● Aim of the task: Your output must be the lines below from the line containing "Clone this diagram in TikZ." to the line containing "minimum width=746pt, minimum", both lines included, reproduced exactly and without pictures.

** Start of Rows **

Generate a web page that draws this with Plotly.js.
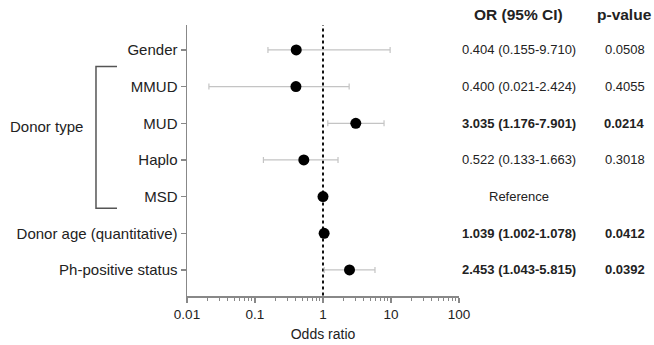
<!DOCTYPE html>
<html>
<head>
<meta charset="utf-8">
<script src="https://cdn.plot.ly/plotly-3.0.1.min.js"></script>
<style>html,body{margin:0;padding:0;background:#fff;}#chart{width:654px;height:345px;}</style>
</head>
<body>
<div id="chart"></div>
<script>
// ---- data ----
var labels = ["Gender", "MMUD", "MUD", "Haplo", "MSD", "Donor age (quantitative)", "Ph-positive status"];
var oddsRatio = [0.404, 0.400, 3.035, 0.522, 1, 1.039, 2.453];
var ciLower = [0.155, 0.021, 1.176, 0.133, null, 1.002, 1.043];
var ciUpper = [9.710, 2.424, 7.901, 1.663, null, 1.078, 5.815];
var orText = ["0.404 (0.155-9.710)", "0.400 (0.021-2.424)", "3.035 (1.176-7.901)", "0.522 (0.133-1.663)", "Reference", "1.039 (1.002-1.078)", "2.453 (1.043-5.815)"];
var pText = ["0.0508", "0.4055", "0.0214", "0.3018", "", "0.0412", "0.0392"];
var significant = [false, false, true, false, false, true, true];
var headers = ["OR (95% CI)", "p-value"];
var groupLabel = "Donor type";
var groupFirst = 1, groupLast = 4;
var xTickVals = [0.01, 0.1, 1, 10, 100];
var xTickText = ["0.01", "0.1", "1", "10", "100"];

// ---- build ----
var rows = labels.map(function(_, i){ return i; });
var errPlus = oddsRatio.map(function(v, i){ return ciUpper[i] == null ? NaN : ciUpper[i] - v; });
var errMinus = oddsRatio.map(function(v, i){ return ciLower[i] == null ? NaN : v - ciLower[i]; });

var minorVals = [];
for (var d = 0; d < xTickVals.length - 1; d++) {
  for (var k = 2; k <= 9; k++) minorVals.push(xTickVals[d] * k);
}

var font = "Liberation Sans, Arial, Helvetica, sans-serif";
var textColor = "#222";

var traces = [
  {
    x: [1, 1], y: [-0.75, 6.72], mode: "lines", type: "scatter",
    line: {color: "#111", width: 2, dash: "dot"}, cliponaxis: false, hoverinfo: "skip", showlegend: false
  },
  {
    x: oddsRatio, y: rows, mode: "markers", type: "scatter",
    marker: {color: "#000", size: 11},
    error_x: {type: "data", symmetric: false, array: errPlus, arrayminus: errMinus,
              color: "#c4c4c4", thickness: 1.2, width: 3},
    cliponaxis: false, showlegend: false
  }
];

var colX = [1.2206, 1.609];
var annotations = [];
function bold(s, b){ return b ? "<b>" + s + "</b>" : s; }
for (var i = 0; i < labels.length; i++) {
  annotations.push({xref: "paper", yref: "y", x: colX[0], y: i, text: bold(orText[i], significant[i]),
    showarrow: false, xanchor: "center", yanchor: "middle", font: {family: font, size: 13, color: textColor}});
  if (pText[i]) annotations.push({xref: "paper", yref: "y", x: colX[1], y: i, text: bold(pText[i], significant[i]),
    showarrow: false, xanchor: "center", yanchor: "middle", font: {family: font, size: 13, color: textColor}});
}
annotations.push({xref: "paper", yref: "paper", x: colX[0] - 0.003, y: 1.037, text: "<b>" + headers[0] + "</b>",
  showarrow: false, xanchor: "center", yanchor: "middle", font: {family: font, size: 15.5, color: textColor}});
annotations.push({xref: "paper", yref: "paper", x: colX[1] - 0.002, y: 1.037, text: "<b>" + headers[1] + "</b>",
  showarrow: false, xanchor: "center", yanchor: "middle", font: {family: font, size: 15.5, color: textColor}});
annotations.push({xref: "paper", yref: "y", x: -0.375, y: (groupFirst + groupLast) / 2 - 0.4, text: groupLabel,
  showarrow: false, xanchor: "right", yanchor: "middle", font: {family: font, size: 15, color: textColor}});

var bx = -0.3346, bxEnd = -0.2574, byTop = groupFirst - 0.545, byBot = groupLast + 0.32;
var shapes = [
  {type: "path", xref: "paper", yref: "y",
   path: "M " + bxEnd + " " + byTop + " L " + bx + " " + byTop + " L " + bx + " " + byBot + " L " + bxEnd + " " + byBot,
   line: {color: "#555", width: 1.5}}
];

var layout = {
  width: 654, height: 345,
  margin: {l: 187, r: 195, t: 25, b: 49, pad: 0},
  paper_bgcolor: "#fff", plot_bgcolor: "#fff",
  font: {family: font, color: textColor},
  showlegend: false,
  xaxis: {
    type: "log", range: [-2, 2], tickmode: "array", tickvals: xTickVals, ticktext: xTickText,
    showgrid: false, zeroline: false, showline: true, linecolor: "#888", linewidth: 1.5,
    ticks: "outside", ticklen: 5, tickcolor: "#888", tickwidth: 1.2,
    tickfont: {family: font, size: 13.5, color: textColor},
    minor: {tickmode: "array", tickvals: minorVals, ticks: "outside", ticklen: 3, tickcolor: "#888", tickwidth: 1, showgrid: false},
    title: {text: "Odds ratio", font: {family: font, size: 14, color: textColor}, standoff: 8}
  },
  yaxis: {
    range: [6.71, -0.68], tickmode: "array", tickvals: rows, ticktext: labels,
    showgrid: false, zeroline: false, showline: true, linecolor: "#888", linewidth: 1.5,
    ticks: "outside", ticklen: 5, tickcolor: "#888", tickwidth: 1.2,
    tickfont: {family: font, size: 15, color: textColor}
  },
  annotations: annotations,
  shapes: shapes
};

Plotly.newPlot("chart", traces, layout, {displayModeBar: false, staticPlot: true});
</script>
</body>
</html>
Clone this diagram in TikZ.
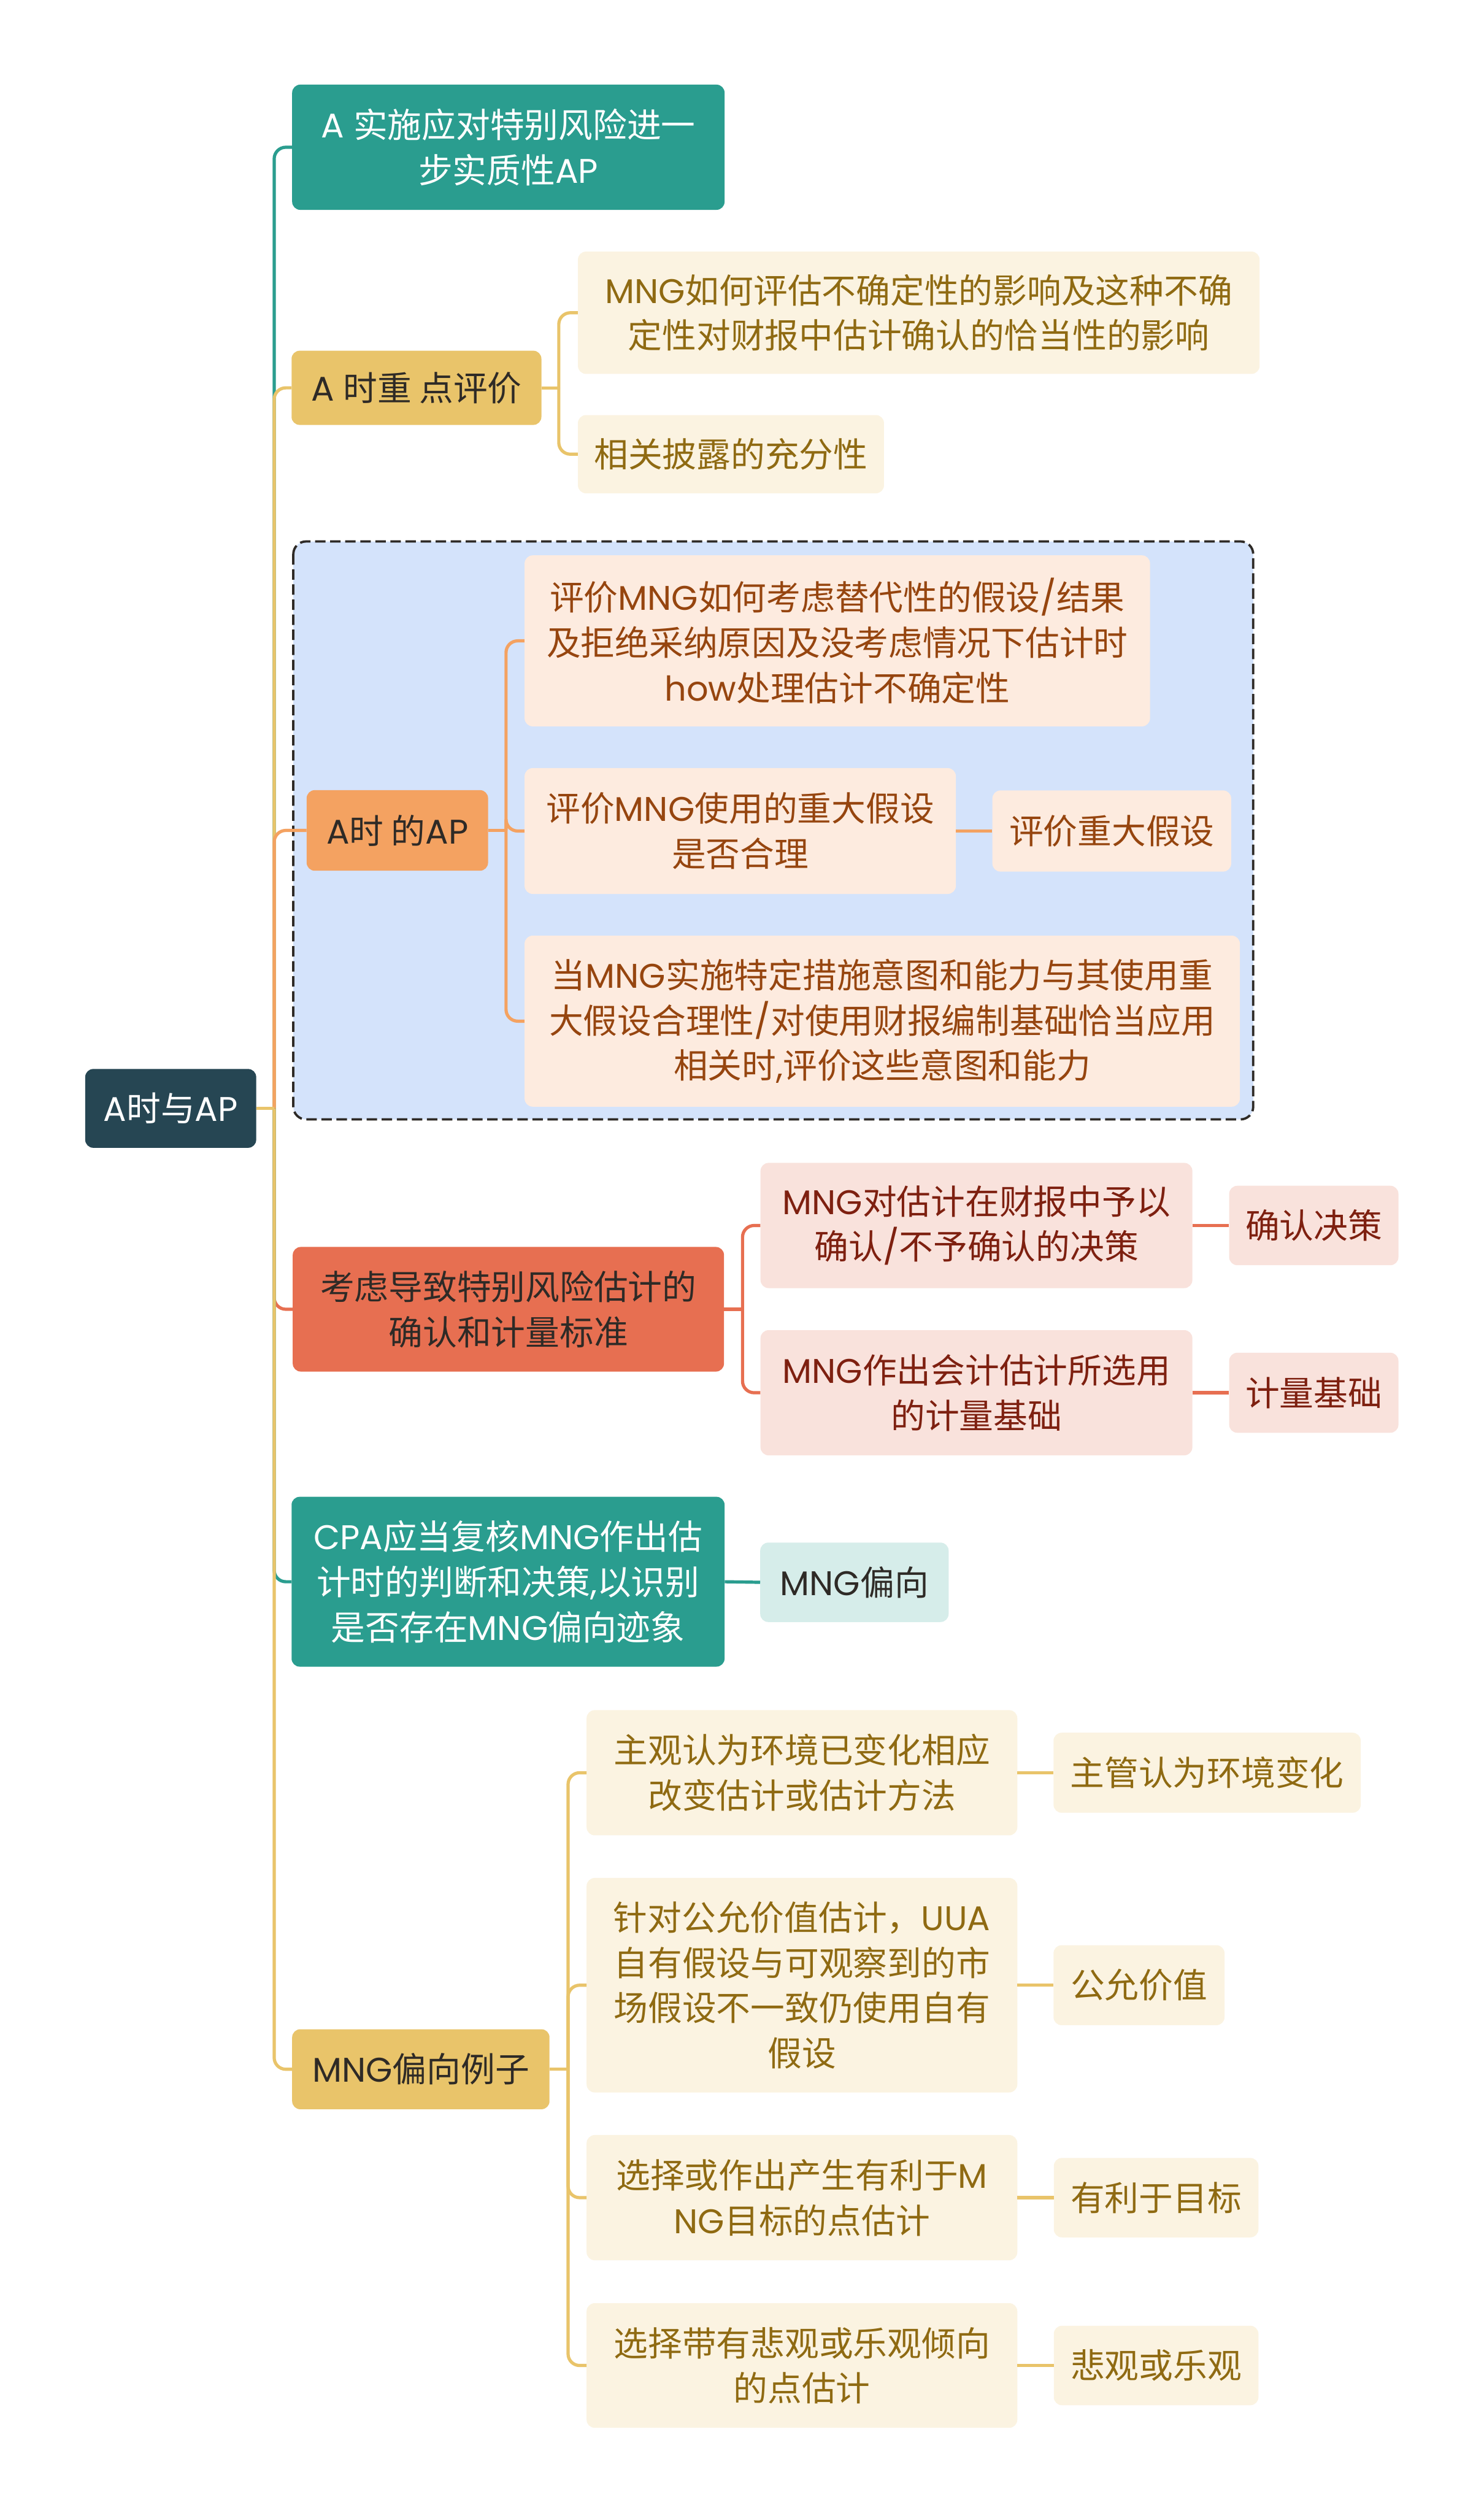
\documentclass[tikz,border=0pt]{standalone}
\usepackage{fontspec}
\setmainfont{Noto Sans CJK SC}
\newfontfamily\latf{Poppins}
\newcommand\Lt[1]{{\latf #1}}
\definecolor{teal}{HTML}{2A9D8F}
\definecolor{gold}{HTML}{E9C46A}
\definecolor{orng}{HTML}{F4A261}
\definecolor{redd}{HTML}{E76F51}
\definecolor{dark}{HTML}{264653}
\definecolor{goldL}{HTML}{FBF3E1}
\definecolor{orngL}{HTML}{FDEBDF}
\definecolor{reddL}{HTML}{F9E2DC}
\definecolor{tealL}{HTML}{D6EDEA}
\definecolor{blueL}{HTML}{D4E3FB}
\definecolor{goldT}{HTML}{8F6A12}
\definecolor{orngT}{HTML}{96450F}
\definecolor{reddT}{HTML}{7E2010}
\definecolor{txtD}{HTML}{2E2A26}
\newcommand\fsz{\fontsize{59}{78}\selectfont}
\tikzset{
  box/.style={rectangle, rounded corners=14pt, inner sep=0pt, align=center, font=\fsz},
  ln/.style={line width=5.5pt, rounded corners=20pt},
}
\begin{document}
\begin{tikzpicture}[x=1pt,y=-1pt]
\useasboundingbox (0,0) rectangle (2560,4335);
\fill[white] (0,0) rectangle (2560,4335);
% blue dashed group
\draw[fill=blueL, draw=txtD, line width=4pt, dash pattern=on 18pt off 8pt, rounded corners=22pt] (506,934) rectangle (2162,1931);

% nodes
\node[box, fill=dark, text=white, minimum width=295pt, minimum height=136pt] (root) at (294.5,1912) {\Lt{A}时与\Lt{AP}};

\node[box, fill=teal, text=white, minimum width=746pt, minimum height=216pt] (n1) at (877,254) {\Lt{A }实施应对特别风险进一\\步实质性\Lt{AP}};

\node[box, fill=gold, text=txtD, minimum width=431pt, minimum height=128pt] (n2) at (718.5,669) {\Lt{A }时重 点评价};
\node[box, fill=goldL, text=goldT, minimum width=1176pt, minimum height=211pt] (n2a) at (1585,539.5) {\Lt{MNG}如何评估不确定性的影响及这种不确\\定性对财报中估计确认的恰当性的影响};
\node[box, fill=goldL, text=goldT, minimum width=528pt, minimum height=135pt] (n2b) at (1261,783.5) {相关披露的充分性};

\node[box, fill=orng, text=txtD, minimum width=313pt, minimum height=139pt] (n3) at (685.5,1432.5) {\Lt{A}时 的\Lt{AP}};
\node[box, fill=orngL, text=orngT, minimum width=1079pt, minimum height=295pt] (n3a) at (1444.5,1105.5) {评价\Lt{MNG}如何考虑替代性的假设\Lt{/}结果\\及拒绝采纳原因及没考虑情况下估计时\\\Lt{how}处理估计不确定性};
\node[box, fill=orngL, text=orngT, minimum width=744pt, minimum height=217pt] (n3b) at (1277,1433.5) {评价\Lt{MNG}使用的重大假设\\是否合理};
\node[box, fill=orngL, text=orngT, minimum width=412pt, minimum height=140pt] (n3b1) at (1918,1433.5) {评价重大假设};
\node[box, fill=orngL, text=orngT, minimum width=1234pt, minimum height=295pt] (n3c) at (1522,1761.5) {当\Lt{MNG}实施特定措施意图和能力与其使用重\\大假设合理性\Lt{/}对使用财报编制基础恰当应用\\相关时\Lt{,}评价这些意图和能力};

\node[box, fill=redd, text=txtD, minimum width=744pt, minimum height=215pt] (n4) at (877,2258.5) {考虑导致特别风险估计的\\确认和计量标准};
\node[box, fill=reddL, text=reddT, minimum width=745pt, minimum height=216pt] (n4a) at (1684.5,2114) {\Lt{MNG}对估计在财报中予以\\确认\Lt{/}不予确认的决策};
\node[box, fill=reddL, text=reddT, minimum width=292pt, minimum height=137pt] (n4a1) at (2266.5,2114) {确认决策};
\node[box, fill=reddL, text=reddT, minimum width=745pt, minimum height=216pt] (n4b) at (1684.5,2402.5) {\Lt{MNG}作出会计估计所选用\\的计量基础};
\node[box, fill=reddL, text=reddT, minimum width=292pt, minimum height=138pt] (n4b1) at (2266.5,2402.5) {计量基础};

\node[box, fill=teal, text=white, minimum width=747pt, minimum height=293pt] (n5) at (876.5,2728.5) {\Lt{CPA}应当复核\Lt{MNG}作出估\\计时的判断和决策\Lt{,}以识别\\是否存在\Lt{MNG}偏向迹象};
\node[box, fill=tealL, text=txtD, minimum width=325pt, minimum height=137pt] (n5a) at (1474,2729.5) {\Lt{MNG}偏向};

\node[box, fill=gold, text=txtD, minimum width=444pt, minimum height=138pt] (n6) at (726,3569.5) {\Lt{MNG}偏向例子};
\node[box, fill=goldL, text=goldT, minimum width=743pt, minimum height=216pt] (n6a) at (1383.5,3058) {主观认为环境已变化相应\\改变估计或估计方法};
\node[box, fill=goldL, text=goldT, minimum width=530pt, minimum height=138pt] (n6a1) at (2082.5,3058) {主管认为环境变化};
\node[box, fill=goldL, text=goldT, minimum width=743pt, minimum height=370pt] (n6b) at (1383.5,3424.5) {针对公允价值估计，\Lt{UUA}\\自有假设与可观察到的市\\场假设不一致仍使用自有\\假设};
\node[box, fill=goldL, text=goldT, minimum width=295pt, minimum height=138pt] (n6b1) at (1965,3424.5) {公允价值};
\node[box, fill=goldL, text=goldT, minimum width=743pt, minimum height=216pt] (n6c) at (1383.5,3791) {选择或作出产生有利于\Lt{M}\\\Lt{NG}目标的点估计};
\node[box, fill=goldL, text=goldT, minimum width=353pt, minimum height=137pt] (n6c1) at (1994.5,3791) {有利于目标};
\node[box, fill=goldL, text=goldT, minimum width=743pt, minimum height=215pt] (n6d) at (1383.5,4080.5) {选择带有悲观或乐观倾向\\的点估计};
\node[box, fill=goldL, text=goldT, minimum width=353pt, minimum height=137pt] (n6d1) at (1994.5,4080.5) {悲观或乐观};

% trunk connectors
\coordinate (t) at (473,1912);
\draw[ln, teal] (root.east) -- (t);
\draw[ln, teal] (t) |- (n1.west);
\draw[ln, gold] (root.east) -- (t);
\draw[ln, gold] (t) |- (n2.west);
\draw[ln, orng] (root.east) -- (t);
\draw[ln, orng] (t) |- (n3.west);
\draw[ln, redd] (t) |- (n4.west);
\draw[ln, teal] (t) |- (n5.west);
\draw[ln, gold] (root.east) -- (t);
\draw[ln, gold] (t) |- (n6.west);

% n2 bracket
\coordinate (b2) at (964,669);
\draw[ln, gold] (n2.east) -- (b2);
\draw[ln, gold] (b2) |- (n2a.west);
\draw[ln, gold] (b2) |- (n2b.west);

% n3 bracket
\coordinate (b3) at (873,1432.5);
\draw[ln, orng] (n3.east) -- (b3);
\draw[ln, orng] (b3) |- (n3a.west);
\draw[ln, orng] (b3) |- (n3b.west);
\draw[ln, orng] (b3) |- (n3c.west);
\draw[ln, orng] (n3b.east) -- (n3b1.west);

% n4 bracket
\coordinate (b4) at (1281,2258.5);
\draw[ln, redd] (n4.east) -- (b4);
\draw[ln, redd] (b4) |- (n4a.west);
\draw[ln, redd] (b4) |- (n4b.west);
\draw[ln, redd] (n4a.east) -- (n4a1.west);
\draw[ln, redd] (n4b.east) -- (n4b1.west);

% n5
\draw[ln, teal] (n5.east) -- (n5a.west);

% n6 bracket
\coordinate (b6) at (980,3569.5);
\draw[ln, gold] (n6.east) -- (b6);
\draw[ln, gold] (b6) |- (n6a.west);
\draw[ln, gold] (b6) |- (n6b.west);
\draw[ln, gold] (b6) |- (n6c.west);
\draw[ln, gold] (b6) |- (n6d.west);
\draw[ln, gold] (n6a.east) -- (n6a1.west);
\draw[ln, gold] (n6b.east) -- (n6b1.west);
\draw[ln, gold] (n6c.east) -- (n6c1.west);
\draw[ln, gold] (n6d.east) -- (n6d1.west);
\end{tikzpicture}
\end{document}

** End of Rows **

● Exercise response:
Clone this diagram in TikZ.
\documentclass[tikz,border=0pt]{standalone}
\usepackage{fontspec}
\setmainfont{Noto Sans CJK SC}
\newfontfamily\latf{Poppins}
\newcommand\Lt[1]{{\latf #1}}
\definecolor{teal}{HTML}{2A9D8F}
\definecolor{gold}{HTML}{E9C46A}
\definecolor{orng}{HTML}{F4A261}
\definecolor{redd}{HTML}{E76F51}
\definecolor{dark}{HTML}{264653}
\definecolor{goldL}{HTML}{FBF3E1}
\definecolor{orngL}{HTML}{FDEBDF}
\definecolor{reddL}{HTML}{F9E2DC}
\definecolor{tealL}{HTML}{D6EDEA}
\definecolor{blueL}{HTML}{D4E3FB}
\definecolor{goldT}{HTML}{8F6A12}
\definecolor{orngT}{HTML}{96450F}
\definecolor{reddT}{HTML}{7E2010}
\definecolor{txtD}{HTML}{2E2A26}
\newcommand\fsz{\fontsize{59}{78}\selectfont}
\tikzset{
  box/.style={rectangle, rounded corners=14pt, inner sep=0pt, align=center, font=\fsz},
  ln/.style={line width=5.5pt, rounded corners=20pt},
}
\begin{document}
\begin{tikzpicture}[x=1pt,y=-1pt]
\useasboundingbox (0,0) rectangle (2560,4335);
\fill[white] (0,0) rectangle (2560,4335);
% blue dashed group
\draw[fill=blueL, draw=txtD, line width=4pt, dash pattern=on 18pt off 8pt, rounded corners=22pt] (506,934) rectangle (2162,1931);

% nodes
\node[box, fill=dark, text=white, minimum width=295pt, minimum height=136pt] (root) at (294.5,1912) {\Lt{A}时与\Lt{AP}};

\node[box, fill=teal, text=white, minimum width=746pt, minimum height=216pt] (n1) at (877,254) {\Lt{A }实施应对特别风险进一\\步实质性\Lt{AP}};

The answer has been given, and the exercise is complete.